At least here in the States, I think by the time Dalton's tenure came around, the 007 franchise was being diluted by other "sequel" franchises like Die Hard, Lethal Weapon, Indiana Jones, and whatever the "next" Arnold S. movie was that was coming out. Certainly by 1989, LTK was just "another" installment of another sequel-driven franchise. I recall, back in college, waiting tables at a national chain-restaurant and seeing beer coasters (or something like them) advertising some kind of "Win a free ticket" screening to LTK. Of course, as a Bond fan back then, I was glad to see the promotion....but upon reflection, I have to think that the 'casual' fan looked at such a promotion gimmick as "Oh, how the mighty have sunk!" or just generally viewed it as a crass, desperate advertising scheme.
And that's a shame because Dalton was wonderful in the role. Of course, I've voiced my (admittedly nitpicky) criticisms of his two films, but they are both very worthy entries into the 007 catalogue. Dalton sold me on him being Bond the minute he had 'words' with Saunders during Koskov's "defection." If that didn't sell me, the scene where he ambushes Pushkin in the general's hotel room certainly did.
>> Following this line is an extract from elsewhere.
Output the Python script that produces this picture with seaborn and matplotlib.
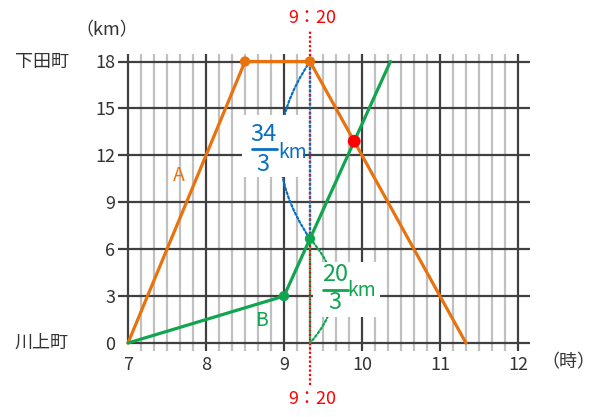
import matplotlib
matplotlib.use("Agg")
import matplotlib.pyplot as plt
import seaborn as sns
import numpy as np
from matplotlib.patches import Rectangle

# data (time in hours, distance in km)
a_time = [7, 8.5, 9.333, 11.333]
a_dist = [0, 18, 18, 0]
b_time = [7, 9, 10.364]
b_dist = [0, 3, 18]
a_dot_time = [8.5, 9.333]
a_dot_dist = [18, 18]
b_dot_time = [9, 9.333]
b_dot_dist = [3, 6.667]
meet_time = [9.9]
meet_dist = [12.9]
x_ticks = [7, 8, 9, 10, 11, 12]
y_ticks = [0, 3, 6, 9, 12, 15, 18]
mark_time = 9.333
b_at_mark = 6.667

ORANGE = "#e8730e"
GREEN = "#12a550"
BLUE = "#0a6fc2"
RED = "#ff0000"
DARK = "#404040"
GRAY = "#c0c0c0"
TXT = "#333333"

sns.set_style("white")
plt.rcParams['font.family'] = ['Noto Sans CJK JP', 'DejaVu Sans']

fig = plt.figure(figsize=(6, 4.17), dpi=100)
ax = fig.add_axes([128 / 600, 74 / 417, 390 / 600, 281.5 / 417])
ax.set_xlim(7, 12)
ax.set_ylim(0, 18)
for s in ax.spines.values():
    s.set_visible(False)

# grid: 10 minute lines, hour lines, 3 km lines
minor = [t for t in np.arange(7, 12.01, 1 / 6) if abs(t - round(t)) > 0.01]
ax.vlines(minor, -0.5, 18.5, color=GRAY, lw=1.6, clip_on=False, zorder=1)
ax.vlines(x_ticks[1:], -0.5, 18.5, color=DARK, lw=1.6, clip_on=False, zorder=2)
ax.vlines([7], 0, 18.5, color=DARK, lw=1.6, clip_on=False, zorder=2)
ax.hlines(y_ticks[1:], 6.87, 12.15, color=DARK, lw=1.6, clip_on=False, zorder=2)
ax.hlines([0], 7, 12.15, color=DARK, lw=1.6, clip_on=False, zorder=2)

ax.set_xticks(x_ticks)
ax.set_xticklabels([str(t) for t in x_ticks])
ax.set_yticks(y_ticks)
ax.set_yticklabels([str(t) for t in y_ticks])
ax.tick_params(axis='x', length=0, pad=9, labelsize=13, labelcolor=TXT)
ax.tick_params(axis='y', length=0, pad=9, labelsize=13, labelcolor=TXT)

# 9:20 lines and braces
dots = (0, (1, 1))
ax.vlines([mark_time], -2.69, 20.0, color=RED, lw=1.6, ls=dots, clip_on=False, zorder=3)
ax.vlines([mark_time], b_at_mark, 18, color=BLUE, lw=1.6, ls=dots, zorder=4)
ax.vlines([mark_time], 0, b_at_mark, color=GREEN, lw=1.6, ls=dots, zorder=4)
ax.annotate("", xy=(mark_time, b_at_mark), xytext=(mark_time, 18),
            arrowprops=dict(arrowstyle='-', connectionstyle='arc3,rad=0.34',
                            color=BLUE, lw=1.6, ls=dots, shrinkA=0, shrinkB=0),
            zorder=4)
ax.annotate("", xy=(mark_time, 0), xytext=(mark_time, b_at_mark),
            arrowprops=dict(arrowstyle='-', connectionstyle='arc3,rad=-0.45',
                            color=GREEN, lw=1.6, ls=dots, shrinkA=0, shrinkB=0),
            zorder=4)

ax.add_patch(Rectangle((8.46, 10.61), 0.78, 3.97, facecolor='white', edgecolor='none', zorder=5))
ax.add_patch(Rectangle((9.372, 1.66), 0.86, 3.52, facecolor='white', edgecolor='none', zorder=5))

sns.lineplot(x=a_time, y=a_dist, color=ORANGE, lw=2.3, sort=False, estimator=None,
             ax=ax, zorder=6, clip_on=False)
sns.lineplot(x=b_time, y=b_dist, color=GREEN, lw=2.3, sort=False, estimator=None,
             ax=ax, zorder=6, clip_on=False)
sns.scatterplot(x=a_dot_time, y=a_dot_dist, color=ORANGE, s=55, edgecolor='none',
                ax=ax, zorder=7, clip_on=False)
sns.scatterplot(x=b_dot_time, y=b_dot_dist, color=GREEN, s=55, edgecolor='none',
                ax=ax, zorder=7, clip_on=False)
sns.scatterplot(x=meet_time, y=meet_dist, color=RED, s=85, edgecolor='none',
                ax=ax, zorder=7, clip_on=False)

tk = dict(ha='center', va='center', zorder=8, clip_on=False)
ax.text(8.731, 13.36, "34", color=BLUE, fontsize=17, **tk)
ax.plot([8.59, 8.91], [12.40, 12.40], color=BLUE, lw=2, zorder=8)
ax.text(8.731, 11.44, "3", color=BLUE, fontsize=17, **tk)
ax.text(9.11, 12.2, "km", color=BLUE, fontsize=14, **tk)
ax.text(9.654, 4.35, "20", color=GREEN, fontsize=17, **tk)
ax.plot([9.50, 9.82], [3.39, 3.39], color=GREEN, lw=2, zorder=8)
ax.text(9.654, 2.56, "3", color=GREEN, fontsize=17, **tk)
ax.text(10.0, 3.37, "km", color=GREEN, fontsize=14, **tk)

ax.text(7.654, 10.74, "A", color=ORANGE, fontsize=14, **tk)
ax.text(8.718, 1.47, "B", color=GREEN, fontsize=14, **tk)

ax.text(9.36, 20.81, "9：20", color=RED, fontsize=13, **tk)
ax.text(9.36, -3.61, "9：20", color=RED, fontsize=13, **tk)
ax.text(5.55, 18, "下田町", color=TXT, fontsize=13, ha='left', va='center', clip_on=False)
ax.text(5.55, 0, "川上町", color=TXT, fontsize=13, ha='left', va='center', clip_on=False)
ax.text(6.73, 20.0, "（km）", color=TXT, fontsize=13, ha='center', va='center', clip_on=False)
ax.text(12.65, -1.22, "（時）", color=TXT, fontsize=13, ha='center', va='center', clip_on=False)

fig.savefig("out.png", dpi=100)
I think the last third (Afghanistan scenes) of the film falls prey to the "action upon action scenes" motif that was popular back then, and which made the " climax" inside Whitaker's battle room seem all the more anti-climatic.
As for LTK - despite my earlier criticisms of it totally wasting such a wonderful 'visual' opportunity of the Florida Keys, I do like the "twist" of Bond going rogue. On top of that, the fact he's not doing it because of some self-contained, contrived reason created just for the film, but doing it to revenge his best friend Felix, was not lost on (at least) me. (Good for you 007! And a heartfelt "FU!" to you, M!) Although the movie falls apart in the later half with such silliness as Wayne Newton as Professor Joe (not to mention the last-minute addition of Truman-Lodge and Heller just to create a "will they turn against the villain?" plot-points that seems to be a homage to the "convenient last-minute twist" elements that were prevalent in the Gardner novels at the time), I've always loved the brief scene during the runway gunfight in the PTS where Dalton just sort of "emerges" from the ground (it's seconds before he checks on Lupe's safety), the reaction of Krest while watching 007 slash through his cocaine shipment, as well as 007's "last second" escape from his underwater attackers. Not to mention the (minor) continuity "nod" of David Hedison playing Felix after all those years certainly didn't hurt, especially given the Felix-inspired 'revenge' plot.